You need bigger discoveries to make an impact on overall production
Governments are also doing their bit, pushing new licensing rounds in both Norway and the UK, while easing the fiscal load and providing tax breaks for operators. In Late August, the UK's new energy minister Richard Harrington pledged the government's "full support" for the industry, claiming that the authorities were working to provide £2.3bn ($2.96bn) worth of government support through its Industrial Strategy.
A Wood Mackenzie report, published in September, highlights the upside of further exploration in the UK North Sea. The consultancy estimates that around half of the UK's 3bn boe of technically recoverable stranded oil and gas resources is potentially economic, which, while costing $18bn to develop, it could still generate $10bn in value to project partners.

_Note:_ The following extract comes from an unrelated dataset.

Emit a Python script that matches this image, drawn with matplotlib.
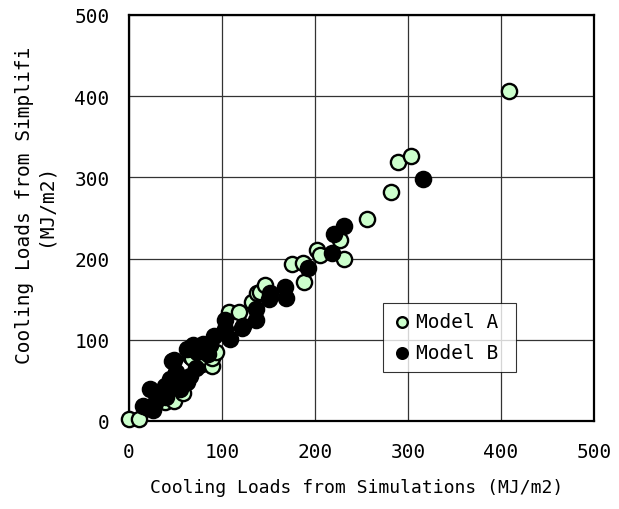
import matplotlib
matplotlib.use("Agg")
import matplotlib.pyplot as plt
import numpy as np

# cooling loads (MJ/m2): x = detailed simulation, y = simplified method
model_a_x = [0, 11, 39, 48, 58, 66, 68, 78, 89, 89, 94, 69, 107, 118, 132,
             138, 141, 146, 175, 187, 188, 202, 205, 227, 231, 256, 282, 289,
             303, 409]
model_a_y = [2, 2, 23, 25, 35, 80, 77, 70, 68, 78, 85, 89, 134, 134, 146,
             158, 159, 167, 193, 195, 171, 210, 204, 223, 200, 249, 282, 319,
             326, 406]

model_b_x = [15, 20, 23, 26, 28, 33, 39, 40, 44, 46, 48, 51, 55, 58, 62, 62,
             66, 69, 72, 73, 80, 85, 87, 91, 103, 103, 109, 122, 123, 137, 137,
             150, 152, 168, 169, 193, 218, 220, 231, 316]
model_b_y = [19, 16, 39, 13, 22, 31, 43, 30, 52, 74, 75, 60, 39, 53, 48, 89,
             55, 93, 65, 85, 95, 83, 93, 105, 113, 124, 101, 115, 117, 124, 138,
             150, 158, 165, 151, 189, 207, 230, 240, 298]

ticks = [0, 100, 200, 300, 400, 500]

mono = "DejaVu Sans Mono"

fig = plt.figure(figsize=(6.19, 5.10), dpi=100)
ax = fig.add_axes([129 / 619, 1 - 422 / 510, 465 / 619, 406 / 510])

ax.scatter(model_a_x, model_a_y, s=120, facecolor="#ccffcc", edgecolor="black",
           linewidths=1.7, zorder=3, label="Model A", clip_on=False)
ax.scatter(model_b_x, model_b_y, s=120, facecolor="black", edgecolor="black",
           linewidths=1.7, zorder=4, label="Model B", clip_on=False)

ax.set_xlim(0, 500)
ax.set_ylim(0, 500)
ax.set_xticks(ticks)
ax.set_yticks(ticks)
ax.set_xticklabels([str(t) for t in ticks], family=mono, fontsize=14)
ax.set_yticklabels([str(t) for t in ticks], family=mono, fontsize=14)
ax.tick_params(axis="x", length=0, pad=15)
ax.tick_params(axis="y", length=0, pad=14)
ax.grid(True, color="#333333", linewidth=0.9, zorder=1)
ax.set_axisbelow(True)
for sp in ax.spines.values():
    sp.set_linewidth(1.6)
    sp.set_color("black")

leg = ax.legend(loc="lower left", bbox_to_anchor=(0.546, 0.121, 0.286, 0.18),
                mode="expand", frameon=True, fancybox=False, markerscale=0.7,
                handletextpad=0.2, borderpad=0.5, labelspacing=0.6,
                handlelength=1.0, borderaxespad=0,
                prop={"family": mono, "size": 14})
leg.get_frame().set_edgecolor("black")
leg.get_frame().set_linewidth(0.8)

fig.text(357 / 619, 1 - 488 / 510, "Cooling Loads from Simulations (MJ/m2)",
         ha="center", va="center", family=mono, fontsize=13)
fig.text(35 / 619, 1 - 205 / 510, "Cooling Loads from Simplifi\n(MJ/m2)",
         ha="center", va="center", rotation=90, family=mono, fontsize=14,
         multialignment="center", linespacing=1.1)

fig.savefig("out.png", dpi=100)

Wood Mackenzie reckons it would take 14 years and 500 wells to discover fresh volumes of a similar size, so it could be a prize worth the investment in such a mature province. But it also notes that the challenges would be substantial, given that the individual projects would be small and that it would require a group of peers to exploit them effectively—something which could be difficult to form.
External factors are also likely to play a role in how the North Sea develops. The majors, at least publicly, seem sanguine about the future of the global oil industry, with most of the biggest players saying they don't expect oil demand to peak until the 2040s or beyond. But any signs that the peak could be nearer, or simply the addition in coming years of tougher environmental regulations, would weigh on investment decisions in mature provinces such as the North Sea. This is especially true if cheaper supplies can be found elsewhere to meet global demand.
Green issues are already moving closer to centre stage. September's Norwegian elections featured debate over whether the country should stop oil drilling altogether, or at least curtail it in sensitive areas of the Arctic.
Still, despite the chaos threatened by Brexit in the UK, the North Sea has the advantage of being surrounded by politically stable, affluent countries with long experience of the hydrocarbons sector and an infrastructure to match. Provided the oil price doesn't slump again soon, that should be enough to delay the inevitable.